Firewall Filtering and Traffic Policy
Key Takeaways
- Firewalls filter traffic by comparing packets or sessions to a configured policy.
- Common match criteria include source, destination, protocol, port, interface, zone, direction, and connection state.
- A default deny approach allows only expected traffic and blocks everything else.
- Firewall troubleshooting should distinguish between reachability, name resolution, service availability, and policy filtering.
How Firewalls Filter Traffic
Cisco lists the ability to describe how firewalls filter traffic as a CCST Networking skill. At support-technician depth, the goal is not to design an enterprise security architecture from scratch. The goal is to understand what a firewall is likely doing when a user can reach one resource but not another, when a service works from one network but fails from a different network, or when a new device needs only a narrow set of access.
A firewall enforces rules between networks, interfaces, or security zones. A basic rule might say: allow inside clients to initiate HTTPS traffic to the Internet. Another rule might say: deny guest wireless clients from reaching the internal office subnet. Rules commonly match source IP address, destination IP address, protocol, TCP or UDP port, direction, ingress interface, egress interface, user identity, application, or time. The firewall compares traffic to policy and then permits, denies, logs, or inspects the traffic according to the matching rule.
Ports matter because many applications use well-known transport-layer ports. Web browsing over HTTPS commonly uses TCP port 443. DNS commonly uses UDP port 53, and sometimes TCP port 53. DHCP uses UDP ports 67 and 68. If a web server listens on TCP 443 but the firewall allows only TCP 80, users may report that the server is down even though the server, cable, and IP route are fine. Firewalls can also block by IP subnet, so a service may work from the IT VLAN and fail from the guest VLAN by design.

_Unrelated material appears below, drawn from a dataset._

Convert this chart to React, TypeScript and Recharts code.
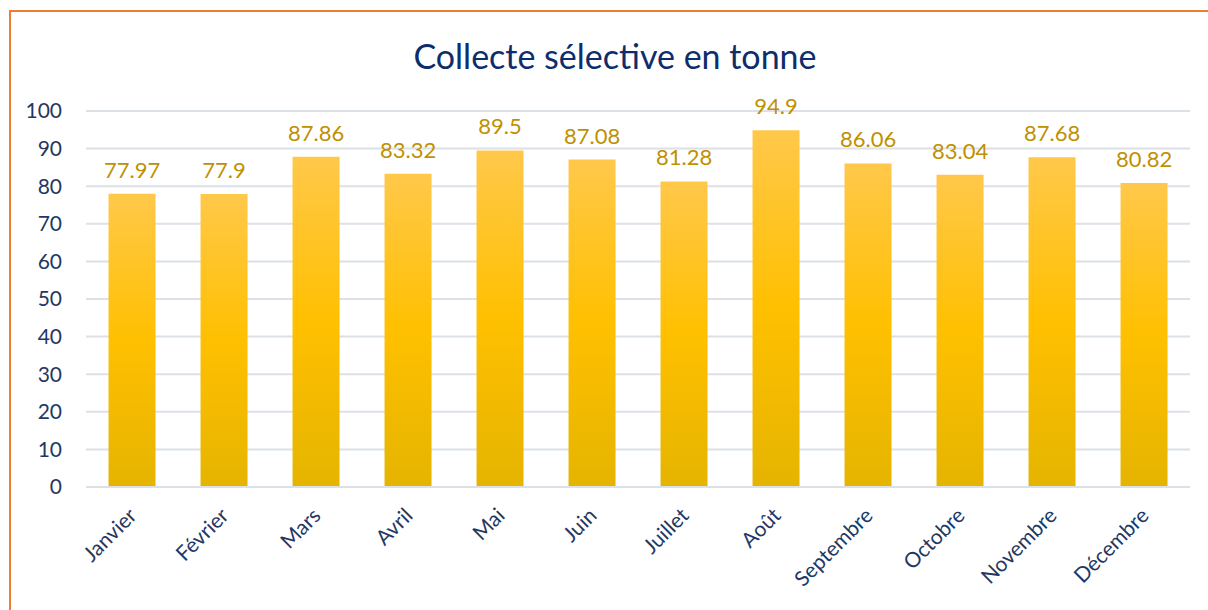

Modern firewalls are often stateful. A stateful firewall tracks connections so return traffic for an allowed outbound session is permitted automatically. For example, if an inside laptop starts an HTTPS session to a public web server, the return packets from that server can come back through the firewall because they belong to an established session. This is different from opening inbound access from the Internet to an internal host. Inbound access usually requires a deliberate rule and, in many small networks, a NAT or port-forwarding configuration.

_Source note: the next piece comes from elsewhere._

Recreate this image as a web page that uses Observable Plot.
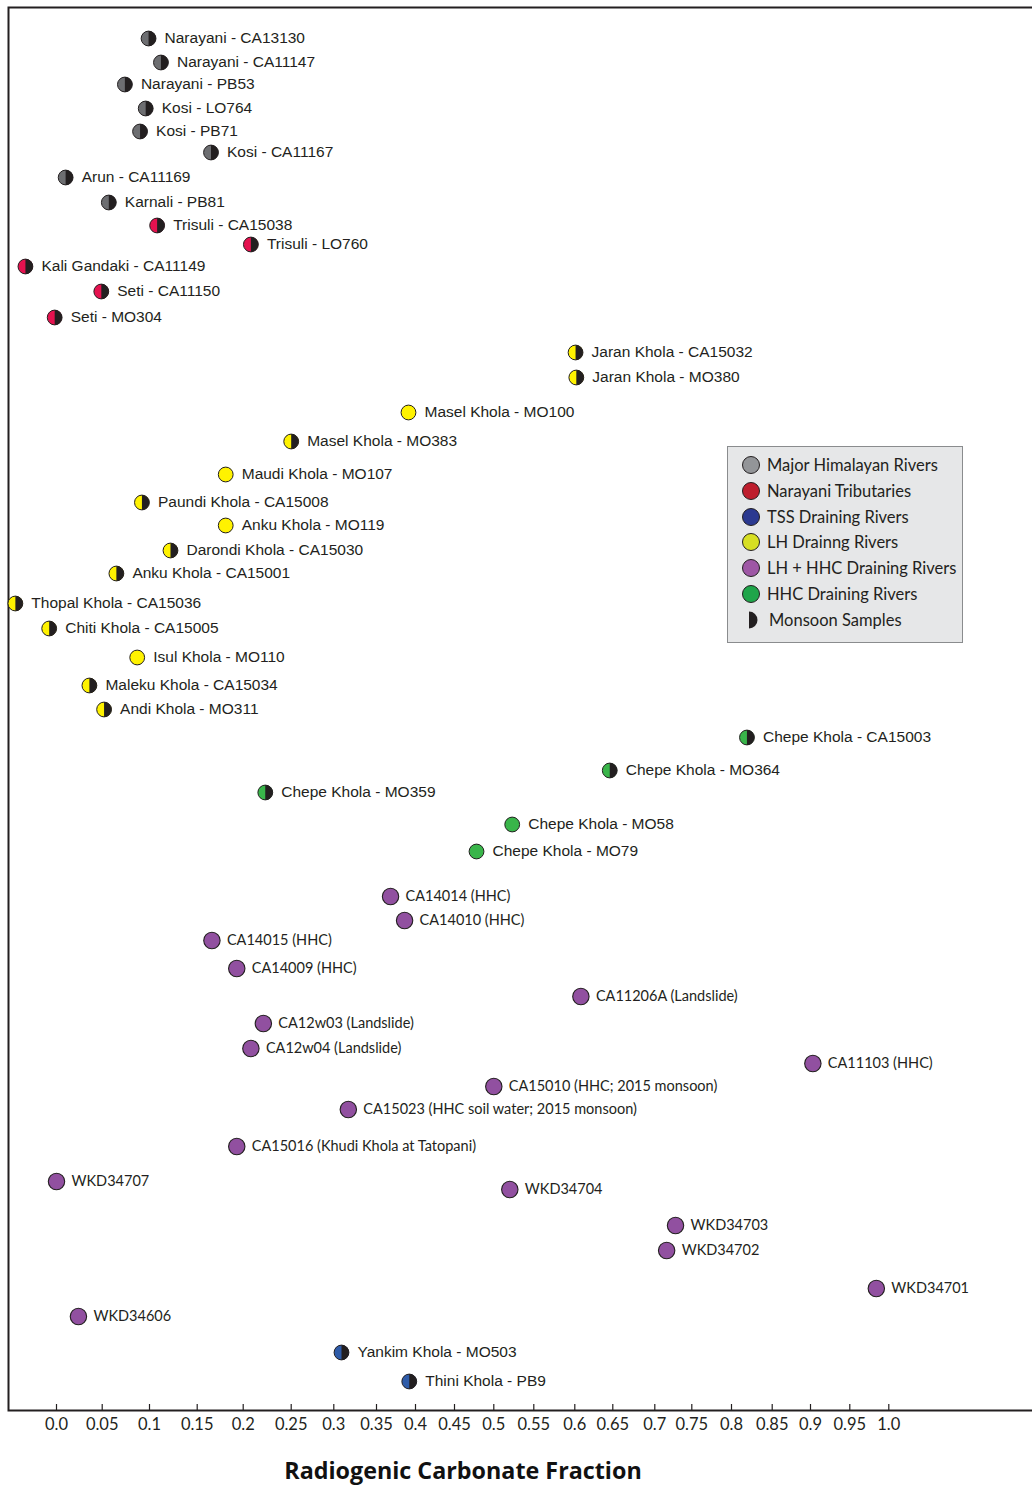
<!DOCTYPE html>
<html>
<head>
<meta charset="utf-8">
<script src="https://cdn.jsdelivr.net/npm/d3@7"></script>
<script src="https://cdn.jsdelivr.net/npm/@observablehq/plot@0.6"></script>
<style>
  html, body { margin: 0; padding: 0; background: #fff; overflow: hidden; }
  #wrap { position: relative; width: 1032px; height: 1486px; overflow: hidden; }
  #wrap svg { overflow: hidden; }
  .legend { position: absolute; left: 727px; top: 446px; width: 236px; height: 197px; box-sizing: border-box;
    background: #e6e7e8; border: 1px solid #8a8c8e; font-family: Lato, "Noto Sans", sans-serif; font-size: 16.5px; color: #231f20; }
  .legend .row { position: absolute; left: 0; height: 24px; width: 100%; }
  .legend .row svg { position: absolute; left: 0; top: 0; }
  .legend .row span { position: absolute; top: 0; line-height: 24px; white-space: nowrap; }
  .title { position: absolute; left: 0; width: 926px; top: 1455px; text-align: center; font-family: "Open Sans", "Noto Sans", sans-serif;
    font-weight: bold; font-size: 23.3px; line-height: 30px; color: #111; }
</style>
</head>
<body>
<div id="wrap"></div>
<script>
// ---- data ----
const names = [
  "Narayani - CA13130", "Narayani - CA11147", "Narayani - PB53", "Kosi - LO764", "Kosi - PB71", "Kosi - CA11167",
  "Arun - CA11169", "Karnali - PB81", "Trisuli - CA15038", "Trisuli - LO760", "Kali Gandaki - CA11149",
  "Seti - CA11150", "Seti - MO304", "Jaran Khola - CA15032", "Jaran Khola - MO380", "Masel Khola - MO100",
  "Masel Khola - MO383", "Maudi Khola - MO107", "Paundi Khola - CA15008", "Anku Khola - MO119",
  "Darondi Khola - CA15030", "Anku Khola - CA15001", "Thopal Khola - CA15036", "Chiti Khola - CA15005",
  "Isul Khola - MO110", "Maleku Khola - CA15034", "Andi Khola - MO311", "Chepe Khola - CA15003",
  "Chepe Khola - MO364", "Chepe Khola - MO359", "Chepe Khola - MO58", "Chepe Khola - MO79",
  "CA14014 (HHC)", "CA14010 (HHC)", "CA14015 (HHC)", "CA14009 (HHC)", "CA11206A (Landslide)",
  "CA12w03 (Landslide)", "CA12w04 (Landslide)", "CA11103 (HHC)", "CA15010 (HHC; 2015 monsoon)",
  "CA15023 (HHC soil water; 2015 monsoon)", "CA15016 (Khudi Khola at Tatopani)", "WKD34707", "WKD34704",
  "WKD34703", "WKD34702", "WKD34701", "WKD34606", "Yankim Khola - MO503", "Thini Khola - PB9"
];
const groups = [
  "major","major","major","major","major","major","major","major",
  "narayani","narayani","narayani","narayani","narayani",
  "lh","lh","lh","lh","lh","lh","lh","lh","lh","lh","lh","lh","lh","lh",
  "hhc","hhc","hhc","hhc","hhc",
  "lhhhc","lhhhc","lhhhc","lhhhc","lhhhc","lhhhc","lhhhc","lhhhc","lhhhc","lhhhc","lhhhc",
  "lhhhc","lhhhc","lhhhc","lhhhc","lhhhc","lhhhc",
  "tss","tss"
];
const monsoon = [
  1,1,1,1,1,1,1,1,
  1,1,1,1,1,
  1,1,0,1,0,1,0,1,1,1,1,0,1,1,
  1,1,1,0,0,
  0,0,0,0,0,0,0,0,0,0,0,0,0,0,0,0,0,
  1,1
];
const fraction = [
  0.099, 0.112, 0.074, 0.096, 0.090, 0.165, 0.010, 0.057,
  0.108, 0.208, -0.034, 0.049, -0.002,
  0.601, 0.602, 0.391, 0.250, 0.181, 0.092, 0.181, 0.122, 0.065, -0.045, -0.008, 0.087, 0.036, 0.052,
  0.819, 0.646, 0.223, 0.523, 0.478,
  0.368, 0.386, 0.166, 0.193, 0.608, 0.221, 0.208, 0.903, 0.500, 0.317, 0.193,
  0.000, 0.520, 0.728, 0.716, 0.984, 0.024,
  0.309, 0.392
];
// vertical placement of each sample, measured down from the top of the frame
const rowPos = [
  31, 55, 77, 101, 124, 145, 170, 195,
  218, 237, 259, 284, 310,
  345, 370, 405, 434, 467, 495, 518, 543, 566, 596, 621, 650, 678, 702,
  730, 763, 785, 817, 844,
  889, 913, 933, 961, 989, 1016, 1041, 1056, 1079, 1102, 1139,
  1174, 1182, 1218, 1243, 1281, 1309,
  1345, 1374
];
const tickValues = [0, 0.05, 0.1, 0.15, 0.2, 0.25, 0.3, 0.35, 0.4, 0.45, 0.5, 0.55, 0.6, 0.65, 0.7, 0.75, 0.8, 0.85, 0.9, 0.95, 1.0];
const tickLabels = ["0.0","0.05","0.1","0.15","0.2","0.25","0.3","0.35","0.4","0.45","0.5","0.55","0.6","0.65","0.7","0.75","0.8","0.85","0.9","0.95","1.0"];
const groupKeys = ["major", "narayani", "tss", "lh", "lhhhc", "hhc"];
const groupNames = ["Major Himalayan Rivers", "Narayani Tributaries", "TSS Draining Rivers", "LH Drainng Rivers", "LH + HHC Draining Rivers", "HHC Draining Rivers"];
const monsoonLabel = "Monsoon Samples";
const axisTitle = "Radiogenic Carbonate Fraction";

// ---- styles ----
const pointColors = ["#6d6e71", "#e5124f", "#2e5ba8", "#fff200", "#9150a0", "#39b54a"];
const legendColors = ["#939598", "#be1e2d", "#2b3990", "#d7df23", "#9e57a5", "#1fa54a"];
const ink = "#231f20";
// the original axis is hand-drawn with uneven tick spacing: piecewise-linear scale
const tickPixels = [56, 101.7, 149, 196.7, 242.7, 290.7, 333.3, 376, 415, 454, 493.3, 533.3, 574.3, 612.3, 654.3, 691.3, 731, 771.7, 810, 849.3, 888.3];

const samples = names.map((name, i) => ({
  name, group: groups[i], monsoon: monsoon[i] === 1, fraction: fraction[i], row: rowPos[i]
}));
const isPurple = d => d.group === "lhhhc";

const halfRight = {
  draw(context, size) {
    const r = Math.sqrt(size / Math.PI);
    context.moveTo(0, -r);
    context.arc(0, 0, r, -Math.PI / 2, Math.PI / 2);
    context.closePath();
  }
};

const W = 1032, H = 1440, mt = 7, mb = 30;
const rRiver = 7.4, rPurple = 8.2;
const sansArial = "Arial, 'Liberation Sans', sans-serif";
const sansMyriad = "Lato, 'Noto Sans', sans-serif";

const chart = Plot.plot({
  width: W, height: H,
  marginLeft: 8, marginRight: -4, marginTop: mt, marginBottom: mb,
  style: { fontFamily: sansArial, fontSize: "15.5px", color: ink, background: "white", overflow: "hidden" },
  x: { type: "linear", domain: tickValues, range: tickPixels },
  y: { domain: [0, H - mt - mb], reverse: true, axis: null },
  color: { domain: groupKeys, range: pointColors },
  marks: [
    Plot.frame({ stroke: ink, strokeWidth: 2 }),
    Plot.ruleX(tickValues, { x: d => d, insetTop: H - mt - mb - 6, stroke: ink, strokeWidth: 1.2 }),
    Plot.axisX({ ticks: tickValues, tickSize: 0, tickPadding: 8, label: null,
      tickFormat: d => tickLabels[tickValues.indexOf(d)], fontSize: 16.5, fontFamily: sansMyriad, fill: ink }),
    Plot.dot(samples.filter(d => !isPurple(d)), { x: "fraction", y: "row", r: rRiver, fill: "group", stroke: ink, strokeWidth: 1 }),
    Plot.dot(samples.filter(isPurple), { x: "fraction", y: "row", r: rPurple, fill: "group", stroke: ink, strokeWidth: 1.1 }),
    Plot.dot(samples.filter(d => d.monsoon), { x: "fraction", y: "row", r: rRiver, symbol: halfRight, fill: ink }),
    Plot.text(samples.filter(d => !isPurple(d)), { x: "fraction", y: "row", text: "name", dx: 16, textAnchor: "start",
      fontSize: 15.5, fill: ink }),
    Plot.text(samples.filter(isPurple), { x: "fraction", y: "row", text: "name", dx: 15, textAnchor: "start",
      fontFamily: sansMyriad, fontSize: 14.5, fill: ink })
  ]
});

const wrap = document.getElementById("wrap");
wrap.appendChild(chart);

// legend (sits inside the plot area in the original)
const legend = document.createElement("div");
legend.className = "legend";
const ns = "http://www.w3.org/2000/svg";
const rowTop = i => 18 + i * 25.8 - 12;
groupNames.forEach((name, i) => {
  const row = document.createElement("div");
  row.className = "row";
  row.style.top = rowTop(i) + "px";
  const s = document.createElementNS(ns, "svg");
  s.setAttribute("width", 40); s.setAttribute("height", 24);
  const c = document.createElementNS(ns, "circle");
  c.setAttribute("cx", 23); c.setAttribute("cy", 12); c.setAttribute("r", 8.5);
  c.setAttribute("fill", legendColors[i]); c.setAttribute("stroke", ink); c.setAttribute("stroke-width", 1);
  s.appendChild(c); row.appendChild(s);
  const t = document.createElement("span");
  t.style.left = "39px"; t.textContent = name;
  row.appendChild(t);
  legend.appendChild(row);
});
{
  const row = document.createElement("div");
  row.className = "row";
  row.style.top = rowTop(6) + "px";
  const s = document.createElementNS(ns, "svg");
  s.setAttribute("width", 40); s.setAttribute("height", 24);
  const p = document.createElementNS(ns, "path");
  p.setAttribute("d", "M21,3.5 A8.5,8.5 0 0 1 21,20.5 Z");
  p.setAttribute("fill", ink);
  s.appendChild(p); row.appendChild(s);
  const t = document.createElement("span");
  t.style.left = "41px"; t.textContent = monsoonLabel;
  row.appendChild(t);
  legend.appendChild(row);
}
wrap.appendChild(legend);

const title = document.createElement("div");
title.className = "title";
title.textContent = axisTitle;
wrap.appendChild(title);
</script>
</body>
</html>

A default deny or implicit deny policy is common: if no rule permits the traffic, the firewall blocks it. That makes rule order important. Many policies are evaluated from top to bottom, and the first match wins. A broad deny rule placed above a narrow allow rule can break access. A broad allow rule can create unnecessary risk. Least-access thinking should guide firewall rules: allow only the sources, destinations, protocols, and ports needed for the business or home use case.
When troubleshooting, avoid assuming every failure is a firewall problem. First confirm the client has a usable IP address, default gateway, DNS server, and local connectivity. Test by IP address when DNS is suspect. Confirm the destination service is listening. Compare a working client with a failing client: source subnet, SSID, VPN status, time of day, destination name, destination IP, and port. Useful escalation notes include the source IP, destination IP or FQDN, protocol and port, timestamp, error message, and whether the problem is new or tied to a recent change.

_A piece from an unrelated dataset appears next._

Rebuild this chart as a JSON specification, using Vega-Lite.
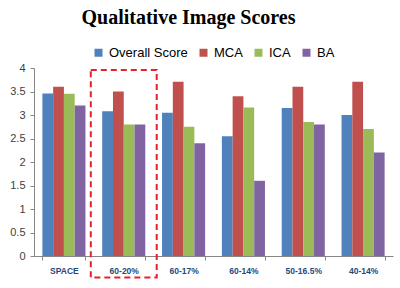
{
  "$schema": "https://vega.github.io/schema/vega-lite/v6.json",
  "autosize": {"type": "none"},
  "padding": {"left": 34, "top": 68, "right": 7, "bottom": 32},
  "width": 359,
  "height": 188,
  "background": "white",
  "title": {
    "text": "Qualitative Image Scores",
    "font": "Liberation Serif",
    "fontSize": 20,
    "fontWeight": "bold",
    "color": "#000000",
    "anchor": "middle",
    "frame": "group",
    "dx": -25,
    "offset": 2,
    "baseline": "alphabetic"
  },
  "datasets": {
    "scores": [
      {"cat": "SPACE", "series": "Overall Score", "value": 3.46},
      {"cat": "SPACE", "series": "MCA", "value": 3.6},
      {"cat": "SPACE", "series": "ICA", "value": 3.45},
      {"cat": "SPACE", "series": "BA", "value": 3.2},
      {"cat": "60-20%", "series": "Overall Score", "value": 3.08},
      {"cat": "60-20%", "series": "MCA", "value": 3.5},
      {"cat": "60-20%", "series": "ICA", "value": 2.8},
      {"cat": "60-20%", "series": "BA", "value": 2.8},
      {"cat": "60-17%", "series": "Overall Score", "value": 3.05},
      {"cat": "60-17%", "series": "MCA", "value": 3.71},
      {"cat": "60-17%", "series": "ICA", "value": 2.75},
      {"cat": "60-17%", "series": "BA", "value": 2.4},
      {"cat": "60-14%", "series": "Overall Score", "value": 2.55},
      {"cat": "60-14%", "series": "MCA", "value": 3.4},
      {"cat": "60-14%", "series": "ICA", "value": 3.16},
      {"cat": "60-14%", "series": "BA", "value": 1.6},
      {"cat": "50-16.5%", "series": "Overall Score", "value": 3.15},
      {"cat": "50-16.5%", "series": "MCA", "value": 3.6},
      {"cat": "50-16.5%", "series": "ICA", "value": 2.85},
      {"cat": "50-16.5%", "series": "BA", "value": 2.8},
      {"cat": "40-14%", "series": "Overall Score", "value": 3.0},
      {"cat": "40-14%", "series": "MCA", "value": 3.71},
      {"cat": "40-14%", "series": "ICA", "value": 2.7},
      {"cat": "40-14%", "series": "BA", "value": 2.2}
    ],
    "highlight": [
      {"cat": "60-20%", "value": 3.96, "bottom": -0.46}
    ]
  },
  "config": {
    "view": {"stroke": null},
    "axis": {"grid": false}
  },
  "encoding": {
    "x": {
      "field": "cat",
      "type": "nominal",
      "sort": ["SPACE", "60-20%", "60-17%", "60-14%", "50-16.5%", "40-14%"],
      "scale": {"paddingInner": 0.28, "paddingOuter": 0.14},
      "axis": {
        "title": null,
        "labelAngle": 0,
        "tickBand": "extent",
        "domainColor": "#868686",
        "tickColor": "#868686",
        "tickSize": 4,
        "labelFont": "Liberation Sans",
        "labelFontSize": 8.5,
        "labelFontWeight": "bold",
        "labelColor": "#1F497D",
        "labelPadding": 6
      }
    },
    "y": {
      "field": "value",
      "type": "quantitative",
      "scale": {"domain": [0, 4]},
      "axis": {
        "title": null,
        "values": [0, 0.5, 1, 1.5, 2, 2.5, 3, 3.5, 4],
        "format": "~g",
        "labelOverlap": false,
        "domainColor": "#868686",
        "tickColor": "#868686",
        "tickSize": 4,
        "labelFont": "Liberation Sans",
        "labelFontSize": 11,
        "labelColor": "#404040",
        "labelPadding": 5
      }
    }
  },
  "layer": [
    {
      "data": {"name": "scores"},
      "mark": {"type": "bar"},
      "encoding": {
        "xOffset": {
          "field": "series",
          "type": "nominal",
          "sort": ["Overall Score", "MCA", "ICA", "BA"],
          "scale": {"paddingInner": 0, "paddingOuter": 0}
        },
        "color": {
          "field": "series",
          "type": "nominal",
          "sort": ["Overall Score", "MCA", "ICA", "BA"],
          "scale": {
            "domain": ["Overall Score", "MCA", "ICA", "BA"],
            "range": ["#4F81BD", "#C0504D", "#9BBB59", "#8064A2"]
          },
          "legend": {
            "title": null,
            "orient": "none",
            "direction": "horizontal",
            "columns": 4,
            "legendX": 58,
            "legendY": -22,
            "padding": 0,
            "symbolType": "square",
            "symbolSize": 64,
            "symbolStrokeWidth": 0,
            "labelFont": "Liberation Sans",
            "labelFontSize": 13,
            "labelColor": "#000000",
            "labelOffset": 4,
            "columnPadding": 9
          }
        }
      }
    },
    {
      "data": {"name": "highlight"},
      "mark": {
        "type": "rect",
        "width": {"band": 1.53},
        "fill": "transparent",
        "stroke": "#E8202A",
        "strokeWidth": 2,
        "strokeDash": [6, 4],
        "clip": false
      },
      "encoding": {
        "y2": {"field": "bottom"}
      }
    }
  ]
}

A technician should also understand logs at a high level. A firewall log can show allowed or denied traffic, translated addresses, rule names, zones, and reasons for drops. You may not have permission to change policy, but you can gather evidence that helps an engineer decide whether the rule is missing, too broad, too narrow, in the wrong order, or working exactly as intended.
Study Checkpoint
- Topic: Firewall Filtering and Traffic Policy.
- Verify the official Cisco concept before memorizing a shortcut.
- Practice the technician action: observe, document, test, fix when supported, or escalate.
Which information is most useful when escalating a suspected firewall block?
What does a stateful firewall commonly do for return traffic from an allowed outbound session?
A policy allows guest wireless users to reach the Internet but denies access to internal office subnets. What security goal does this support?